▶ **GIVEN REQUEST**
Extract the first line of the entries below and every line after it up to the one containing "Chart.register(...registerables);", both kept. Pictures are excluded.

****************************************

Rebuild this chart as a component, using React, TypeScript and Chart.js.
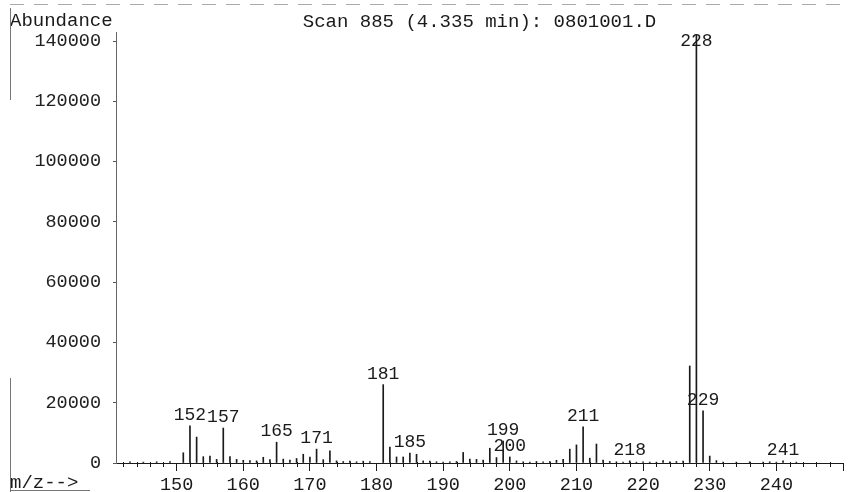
import React, { useEffect, useRef } from 'react';
import { Chart, registerables } from 'chart.js';

Chart.register(...registerables);

// ---- data ----
const mzValues = [143, 145, 147, 149, 151, 152, 153, 154, 155, 156, 157, 158, 159, 160, 161, 162, 163, 164, 165, 166, 167, 168, 169, 170, 171, 172, 173, 174, 175, 176, 177, 178, 179, 181, 182, 183, 184, 185, 186, 187, 188, 189, 190, 191, 192, 193, 194, 195, 196, 197, 198, 199, 200, 201, 202, 203, 204, 205, 206, 207, 208, 209, 210, 211, 212, 213, 214, 215, 216, 217, 218, 219, 220, 221, 222, 223, 224, 225, 226, 227, 228, 229, 230, 231, 232, 234, 236, 238, 239, 240, 241, 243];
const abundances = [400, 300, 400, 500, 3400, 12300, 8600, 2100, 2300, 1200, 11600, 2100, 1200, 900, 800, 700, 1900, 1100, 6900, 1300, 1000, 1500, 2900, 2000, 4600, 1100, 4000, 700, 500, 600, 400, 600, 500, 26000, 5300, 2000, 2000, 3300, 2900, 700, 600, 400, 300, 400, 500, 3500, 1300, 1200, 1000, 4900, 1800, 7300, 2000, 700, 400, 300, 500, 400, 500, 900, 1200, 4600, 6000, 12000, 1600, 6300, 1000, 500, 400, 300, 700, 300, 400, 300, 300, 800, 400, 500, 600, 32200, 142000, 17300, 2300, 800, 300, 300, 400, 300, 400, 300, 700, 300];
const peakLabels = [152, 157, 165, 171, 181, 185, 199, 200, 211, 218, 228, 229, 241];
const xMajorTicks = [150, 160, 170, 180, 190, 200, 210, 220, 230, 240, 250];
const xTickLabels = [150, 160, 170, 180, 190, 200, 210, 220, 230, 240];
const yTickLabels = [0, 20000, 40000, 60000, 80000, 100000, 120000, 140000];
const titleText = 'Scan 885 (4.335 min): 0801001.D';
const yAxisTitle = 'Abundance';
const xAxisTitle = 'm/z-->';

const MONO = '"Liberation Mono", "DejaVu Sans Mono", monospace';
const INK = '#1a1a1a';

const matchLabel = (list: number[], v: any) => {
  const n = Number(v);
  const hit = list.find((t) => Math.abs(t - n) < 1e-6);
  return hit === undefined ? '' : String(hit);
};

const extrasPlugin = {
  id: 'extras',
  afterDatasetsDraw(chart: any) {
    const { ctx, chartArea, scales } = chart;
    const xs = scales.x;
    const ys = scales.y;
    ctx.save();
    // minor ticks on x axis every 2 units
    ctx.strokeStyle = INK;
    ctx.lineWidth = 1;
    for (let v = Math.ceil(xs.min / 2) * 2; v <= xs.max; v += 2) {
      if (v % 10 === 0) continue;
      const px = Math.round(xs.getPixelForValue(v)) + 0.5;
      ctx.beginPath();
      ctx.moveTo(px, chartArea.bottom - 1);
      ctx.lineTo(px, chartArea.bottom + 4);
      ctx.stroke();
    }
    // peak labels
    ctx.fillStyle = INK;
    ctx.font = `18px ${MONO}`;
    ctx.textAlign = 'center';
    ctx.textBaseline = 'alphabetic';
    peakLabels.forEach((m) => {
      const i = mzValues.indexOf(m);
      if (i < 0) return;
      const px = xs.getPixelForValue(m);
      const py = ys.getPixelForValue(abundances[i]);
      const base = Math.max(py - 6, chartArea.top + 14);
      ctx.fillText(String(m), px, base);
    });
    // title texts
    ctx.font = `19px ${MONO}`;
    ctx.textAlign = 'center';
    ctx.fillText(titleText, (chartArea.left + chartArea.right) / 2, 27);
    ctx.textAlign = 'left';
    ctx.fillText(yAxisTitle, 10, 26);
    ctx.fillText(xAxisTitle, 10, 488);
    // scan frame remnants
    ctx.strokeStyle = '#777';
    ctx.beginPath();
    ctx.moveTo(10.5, 8);
    ctx.lineTo(10.5, 100);
    ctx.moveTo(10.5, 378);
    ctx.lineTo(10.5, 492);
    ctx.moveTo(10, 490.5);
    ctx.lineTo(90, 490.5);
    ctx.stroke();
    ctx.strokeStyle = '#aaa';
    ctx.setLineDash([14, 10]);
    ctx.beginPath();
    ctx.moveTo(10, 4.5);
    ctx.lineTo(850, 4.5);
    ctx.stroke();
    ctx.restore();
  },
};

export default function App() {
  const ref = useRef<HTMLCanvasElement>(null);
  useEffect(() => {
    if (!ref.current) return;
    const tickFont = { family: MONO, size: 18.5 };
    const chart = new Chart(ref.current, {
      type: 'bar',
      data: {
        datasets: [
          {
            data: mzValues.map((m, i) => ({ x: m, y: abundances[i] })),
            backgroundColor: INK,
            borderWidth: 0,
            barThickness: 1,
          },
        ],
      },
      options: {
        responsive: false,
        animation: false,
        devicePixelRatio: 1,
        layout: { padding: { top: 32, right: 9, left: 0, bottom: 0 } },
        plugins: {
          legend: { display: false },
          tooltip: { enabled: false },
          title: { display: false },
        },
        scales: {
          x: {
            type: 'linear',
            min: 140.9,
            max: 250,
            offset: false,
            afterBuildTicks: (s: any) => {
              s.ticks = xMajorTicks.map((v) => ({ value: v }));
            },
            ticks: {
              autoSkip: false,
              maxRotation: 0,
              padding: 3,
              color: INK,
              font: tickFont,
              callback: (v: any) => matchLabel(xTickLabels, v),
            },
            grid: {
              display: true,
              drawOnChartArea: false,
              drawTicks: true,
              tickLength: 8,
              color: INK,
              offset: false,
            },
            border: { display: true, color: INK, width: 1 },
            afterFit: (s: any) => {
              s.height = 29;
            },
          },
          y: {
            type: 'linear',
            min: 0,
            max: 143000,
            afterBuildTicks: (s: any) => {
              s.ticks = yTickLabels.map((v) => ({ value: v }));
            },
            ticks: {
              autoSkip: false,
              padding: 12,
              color: '#222',
              font: tickFont,
              callback: (v: any) => matchLabel(yTickLabels, v),
            },
            grid: {
              display: true,
              drawOnChartArea: false,
              drawTicks: true,
              tickLength: 3,
              color: '#555',
            },
            border: { display: true, color: '#666', width: 1, dash: [2, 6] },
            afterFit: (s: any) => {
              s.width = 116;
            },
          },
        },
      },
      plugins: [extrasPlugin],
    } as any);
    return () => chart.destroy();
  }, []);
  return (
    <canvas
      ref={ref}
      width={852}
      height={492}
      style={{ position: 'fixed', left: 0, top: 0, display: 'block', background: '#fff' }}
    />
  );
}
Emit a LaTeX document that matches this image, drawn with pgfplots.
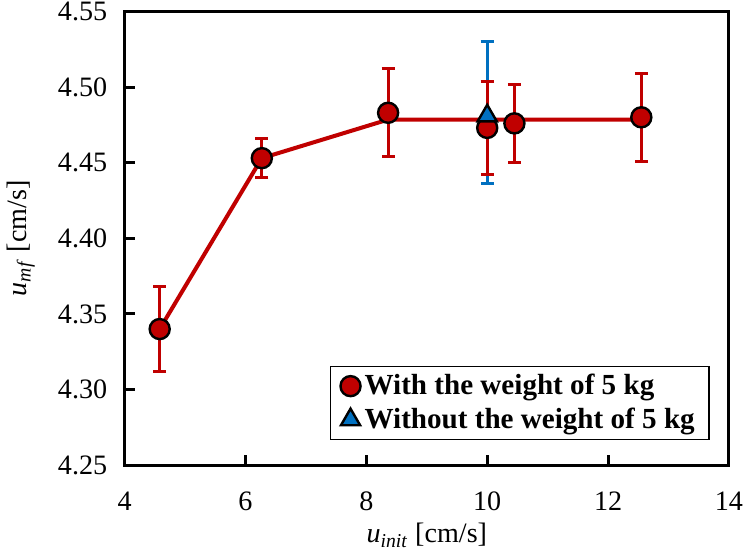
\documentclass[border=0pt]{standalone}
\usepackage{fontspec}
\setmainfont{Liberation Serif}
\usepackage{pgfplots}
\pgfplotsset{compat=1.18}

\definecolor{dred}{HTML}{C00000}
\definecolor{dblue}{HTML}{0070C0}

\begin{document}
\begin{tikzpicture}
\begin{axis}[
  scale only axis,
  width=301pt, height=226pt,
  xmin=4, xmax=14, ymin=4.25, ymax=4.55,
  xtick={4,6,...,14},
  ytick={4.25,4.30,...,4.56},
  tick pos=left,
  tick align=inside,
  major tick length=5pt,
  axis line style={line width=1.5pt},
  every tick/.style={black, line width=1.5pt},
  /pgf/number format/assume math mode=true,
  ticklabel style={font=\fontsize{14}{16}\selectfont, inner sep=1pt},
  yticklabel style={/pgf/number format/fixed, /pgf/number format/fixed zerofill,
    /pgf/number format/precision=2, xshift=-7.5pt},
  xticklabel style={yshift=-12pt},
  xlabel={\textit{u}\textsubscript{\textit{init}} [cm/s]},
  ylabel={\textit{u}\textsubscript{\textit{mf}} [cm/s]},
  label style={font=\fontsize{14}{16}\selectfont},
  xlabel style={at={(axis description cs:0.5,-0.155)}, anchor=center},
  ylabel style={at={(axis description cs:-0.172,0.5)}, anchor=center},
  legend style={
    at={(axis description cs:0.968,0.055)}, anchor=south east,
    draw=black, line width=0.75pt,
    font=\fontsize{14.5}{17}\selectfont\bfseries,
    row sep=1pt, inner xsep=5pt, inner ysep=2pt,
  },
  legend cell align=left,
]
% connecting line
\addplot[dred, line width=2pt, forget plot]
  coordinates {(4.58,4.340) (6.27,4.453) (8.36,4.4785) (12.55,4.4785)};
% blue error bars (under the red points)
\addplot[dblue, only marks, mark=none, forget plot,
  error bars/.cd, y dir=both, y explicit,
  error bar style={line width=1.5pt, dblue},
  error mark options={rotate=90, mark size=3.25pt, line width=1.5pt, dblue}]
  coordinates {(10.0,4.483) +- (0,0.047)};
% with the weight
\addplot[only marks, mark=*, mark size=5pt,
  mark options={fill=dred, draw=black, line width=1.2pt},
  error bars/.cd, y dir=both, y explicit,
  error bar style={line width=1.5pt, dred},
  error mark options={rotate=90, mark size=3.25pt, line width=1.5pt, dred}]
  coordinates {
    (4.58,4.340)   +- (0,0.028)
    (6.27,4.453)   +- (0,0.013)
    (8.36,4.483)   +- (0,0.029)
    (10.0,4.473)   +- (0,0.0305)
    (10.45,4.476)  +- (0,0.026)
    (12.55,4.480)  +- (0,0.029)
  };
\addlegendentry{With the weight of 5 kg}
% without the weight
\addplot[only marks, mark=triangle*, mark size=5.5pt,
  mark options={fill=dblue, draw=black, line width=1.2pt}]
  coordinates {(10.0,4.481)};
\addlegendentry{Without the weight of 5 kg}
\end{axis}
\end{tikzpicture}
\end{document}
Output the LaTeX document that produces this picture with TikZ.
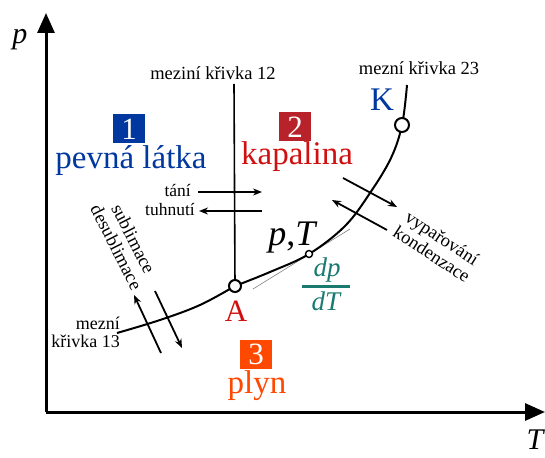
\documentclass[tikz,border=0pt]{standalone}
\usepackage{fontspec}
\setmainfont{Liberation Serif}
\usetikzlibrary{arrows.meta}
\definecolor{cblue}{HTML}{0038A0}
\definecolor{cred}{HTML}{D01010}
\definecolor{cboxred}{HTML}{B8222A}
\definecolor{corange}{HTML}{FF4800}
\definecolor{cteal}{HTML}{1A7A70}
\tikzset{
  axis/.style={line width=3pt,-{Triangle[length=20pt,width=17pt]}},
  curve/.style={line width=2pt},
  procarrow/.style={line width=1.8pt,-{Stealth[length=9pt,width=7pt]}},
  smalltext/.style={font=\fontsize{18.5}{19}\selectfont,inner sep=0pt},
  numbox/.style={text=white,minimum width=32pt,minimum height=29pt,inner sep=0pt,font=\fontsize{31}{31}\selectfont},
  phase/.style={inner sep=0pt,font=\fontsize{33}{33}\selectfont},
  point/.style={circle,draw,line width=2pt,fill=white,inner sep=0pt,minimum size=12pt}
}
\begin{document}
\begin{tikzpicture}[x=1pt,y=-1pt]
\useasboundingbox (0,0) rectangle (545,457);
% axes
\coordinate (O) at (46,412);
\coordinate (Ytip) at (46,13);
\coordinate (Xtip) at (545,412);
\draw[axis] (O) -- (Ytip);
\draw[axis] (O) -- (Xtip);
\node[inner sep=0pt,font=\fontsize{30}{30}\selectfont\itshape] (plab) at (20,40) {p};
\node[inner sep=0pt,font=\fontsize{30}{30}\selectfont\itshape] (tlab) at (535,440) {T};
% points
\coordinate (A) at (235,286);
\coordinate (K) at (402,125);
\coordinate (PT) at (309,254);
\coordinate (top12) at (234,84);
\coordinate (top23) at (407,85);
\coordinate (start13) at (117,333);
% tangent
\coordinate (tan1) at (253,289);
\coordinate (tan2) at (350,229);
\draw[gray,line width=0.6pt] (tan1) -- (tan2);
% curves
\draw[line width=1.6pt] (top12) -- (A);
\draw[curve] plot[smooth,tension=0.6] coordinates {(start13) (160,320) (200,305) (A)};
\draw[curve] plot[smooth,tension=0.6] coordinates {(A) (270,272) (PT) (345,226) (370,193) (391,158) (K) (407,85)};
\node[point] (Ap) at (A) {};
\node[point,minimum size=14pt] (Kp) at (K) {};
\node[circle,draw,line width=1.4pt,fill=white,inner sep=0pt,minimum size=7pt] (PTp) at (PT) {};
% labels of curves
\node[smalltext] (l12) at (213,73) {meziní křivka 12};
\node[smalltext] (l23) at (419,68) {mezní křivka 23};
\node[smalltext,align=right,anchor=east,font=\fontsize{18}{18}\selectfont] (l13) at (120,332) {mezní\\křivka 13};
% K, A
\node[text=cblue,inner sep=0pt,font=\fontsize{33}{33}\selectfont] (Klab) at (382,100) {K};
\node[text=cred,inner sep=0pt,font=\fontsize{31}{31}\selectfont] (Alab) at (236,311) {A};
% p,T and dp/dT
\node[inner sep=0pt,font=\fontsize{36}{36}\selectfont] (ptlab) at (293,238) {\textit{p},\textit{T}};
\node[text=cteal,inner sep=0pt,font=\fontsize{27}{27}\selectfont\itshape] (dp) at (327,270) {dp};
\node[text=cteal,inner sep=0pt,font=\fontsize{27}{27}\selectfont\itshape] (dT) at (326,301) {dT};
\coordinate (bar1) at (302,286);
\coordinate (bar2) at (350,286);
\draw[cteal,line width=3pt] (bar1) -- (bar2);
% phases
\node[numbox,fill=cblue] (b1) at (129,129) {1};
\node[phase,text=cblue] (pl) at (131,161) {pevná látka};
\node[numbox,fill=cboxred] (b2) at (295,127) {2};
\node[phase,text=cred] (kap) at (297,157) {kapalina};
\node[numbox,fill=corange] (b3) at (256,354) {3};
\node[phase,text=corange] (ply) at (257,386) {plyn};
% tani / tuhnuti
\node[smalltext,anchor=east,font=\fontsize{17.5}{18}\selectfont] (tani) at (191,191) {tání};
\node[smalltext,anchor=east,font=\fontsize{17.5}{18}\selectfont] (tuh) at (195,210) {tuhnutí};
\coordinate (ta1) at (198,192);
\coordinate (ta2) at (262,192);
\coordinate (tu1) at (262,211);
\coordinate (tu2) at (199,211);
\draw[procarrow] (ta1) -- (ta2);
\draw[procarrow] (tu1) -- (tu2);
% sublimace
\node[smalltext,align=center,rotate=-63] (subl) at (125,243) {sublimace\\desublimace};
\coordinate (sa1) at (161,353);
\coordinate (sa2) at (134,295);
\coordinate (sb1) at (155,291);
\coordinate (sb2) at (182,348);
\draw[procarrow] (sa1) -- (sa2);
\draw[procarrow] (sb1) -- (sb2);
% vyparovani
\node[smalltext,align=center,rotate=-33] (vyp) at (437,246) {vypařování\\kondenzace};
\coordinate (va1) at (343,178);
\coordinate (va2) at (397,207);
\coordinate (vb1) at (387,230);
\coordinate (vb2) at (332,200);
\draw[procarrow] (va1) -- (va2);
\draw[procarrow] (vb1) -- (vb2);
\end{tikzpicture}
\end{document}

****************************************

▶ **THE OUTPUT**
Rebuild this chart as a component, using React, TypeScript and Chart.js.
import React, { useEffect, useRef } from 'react';
import { Chart, registerables } from 'chart.js';

Chart.register(...registerables);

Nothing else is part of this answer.